━━ RAW DATA

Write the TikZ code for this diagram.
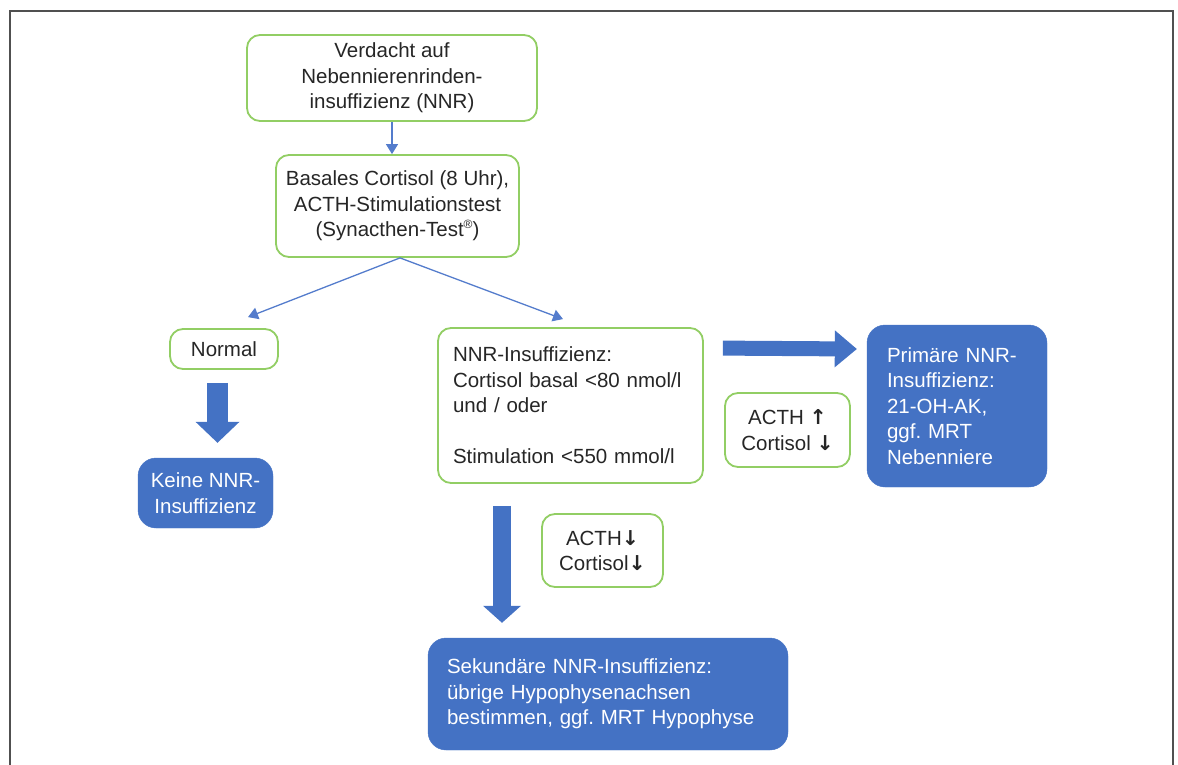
\documentclass[tikz,border=0pt]{standalone}
\usepackage{fontspec}
\setmainfont{Liberation Sans}
\newfontfamily\symfont{DejaVu Sans}
\usetikzlibrary{arrows.meta,positioning,calc}
\definecolor{nnrblue}{RGB}{68,114,196}
\definecolor{nnrgreen}{RGB}{146,206,100}
\definecolor{linkblue}{RGB}{84,124,204}
\definecolor{framegray}{RGB}{80,80,80}
\frenchspacing

\begin{document}
\begin{tikzpicture}[x=1pt,y=-1pt,
    font=\fontsize{20.5}{25.5}\selectfont,
    greenbox/.style={draw=nnrgreen,line width=1.8pt,rounded corners=13pt,fill=white,
      align=center,inner sep=0pt,text=black!85},
    bluebox/.style={draw=nnrblue,fill=nnrblue,rounded corners=18pt,
      text=white,inner sep=0pt},
    thinarr/.style={draw=linkblue,line width=1.3pt,-{Triangle[length=10pt,width=12pt]}},
    fatarr/.style n args={3}{draw=nnrblue,line width=#1,
      -{Triangle[length=#2,width=#3,line width=0pt]}}
  ]
    \useasboundingbox (0,0) rectangle (1178,765);
    \draw[framegray,line width=1.6pt] (10,765) -- (10,11) -- (1173,11) -- (1173,765);

    \node[greenbox,minimum width=290pt,minimum height=86pt] (verdacht) at (392,78)
      {Verdacht auf\\Nebennierenrinden-\\insuffizienz (NNR)};
    \node[greenbox,minimum width=243pt,minimum height=102pt] (basal) at (397.5,206)
      {Basales Cortisol (8 Uhr),\\ACTH-Stimulationstest\\(Synacthen-Test\raisebox{0.75ex}{\fontsize{12}{12}\selectfont ®})};
    \node[greenbox,minimum width=108pt,minimum height=40pt] (normal) at (224,349) {Normal};
    \node[bluebox,align=center,minimum width=135pt,minimum height=70pt] (keine) at (205.5,493)
      {Keine NNR-\\Insuffizienz};
    \node[greenbox,align=left,text width=235pt,inner xsep=15pt,minimum height=155pt]
      (insuff) at (570.5,405.5)
      {NNR-Insuffizienz:\\Cortisol basal <80 nmol/l\\und / oder\\[25.5pt]Stimulation <550 mmol/l};
    \node[greenbox,minimum width=125pt,minimum height=74pt] (acthup) at (787.5,430)
      {ACTH {\symfont\bfseries↑}\\Cortisol {\symfont\bfseries↓}};
    \node[bluebox,align=left,text width=140pt,inner xsep=20pt,minimum height=162pt]
      (primaer) at (957,406)
      {Primäre NNR-\\Insuffizienz:\\21-OH-AK,\\ggf. MRT\\Nebenniere};
    \node[greenbox,minimum width=121pt,minimum height=73pt] (acthdown) at (602.5,550.5)
      {ACTH{\symfont\bfseries↓}\\Cortisol{\symfont\bfseries↓}};
    \node[bluebox,align=left,text width=322pt,inner xsep=19pt,minimum height=112pt]
      (sek) at (608,694)
      {Sekundäre NNR-Insuffizienz:\\übrige Hypophysenachsen\\bestimmen, ggf. MRT Hypophyse};

    \draw[thinarr] (verdacht.south) -- (verdacht.south |- basal.north);
    \draw[thinarr] ([xshift=2.5pt]basal.south) -- ([xshift=24pt,yshift=11pt]normal.north);
    \draw[thinarr] ([xshift=2.5pt]basal.south) -- ([xshift=-7.5pt,yshift=8pt]insuff.north);
    \draw[fatarr={21pt}{21pt}{44pt}] ([xshift=-6.5pt,yshift=-13pt]normal.south)
      -- ([xshift=12pt,yshift=15pt]keine.north);
    \draw[fatarr={15pt}{22pt}{37pt}] ([xshift=19pt,yshift=-21pt]insuff.north east)
      -- ([xshift=-10pt,yshift=57pt]primaer.west);
    \draw[fatarr={18pt}{17pt}{38pt}] ([xshift=-68.5pt,yshift=-22pt]insuff.south)
      -- ([xshift=-106pt,yshift=15pt]sek.north);
  \end{tikzpicture}
\end{document}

━━━━

_SET EXERCISE_
Emit the lines of the material exactly, from its first line to the line containing "(1173,11) -- (1173,765);", inclusive; leave every picture out.

_FINAL RESULT_
Write the TikZ code for this diagram.
\documentclass[tikz,border=0pt]{standalone}
\usepackage{fontspec}
\setmainfont{Liberation Sans}
\newfontfamily\symfont{DejaVu Sans}
\usetikzlibrary{arrows.meta,positioning,calc}
\definecolor{nnrblue}{RGB}{68,114,196}
\definecolor{nnrgreen}{RGB}{146,206,100}
\definecolor{linkblue}{RGB}{84,124,204}
\definecolor{framegray}{RGB}{80,80,80}
\frenchspacing

\begin{document}
\begin{tikzpicture}[x=1pt,y=-1pt,
    font=\fontsize{20.5}{25.5}\selectfont,
    greenbox/.style={draw=nnrgreen,line width=1.8pt,rounded corners=13pt,fill=white,
      align=center,inner sep=0pt,text=black!85},
    bluebox/.style={draw=nnrblue,fill=nnrblue,rounded corners=18pt,
      text=white,inner sep=0pt},
    thinarr/.style={draw=linkblue,line width=1.3pt,-{Triangle[length=10pt,width=12pt]}},
    fatarr/.style n args={3}{draw=nnrblue,line width=#1,
      -{Triangle[length=#2,width=#3,line width=0pt]}}
  ]
    \useasboundingbox (0,0) rectangle (1178,765);
    \draw[framegray,line width=1.6pt] (10,765) -- (10,11) -- (1173,11) -- (1173,765);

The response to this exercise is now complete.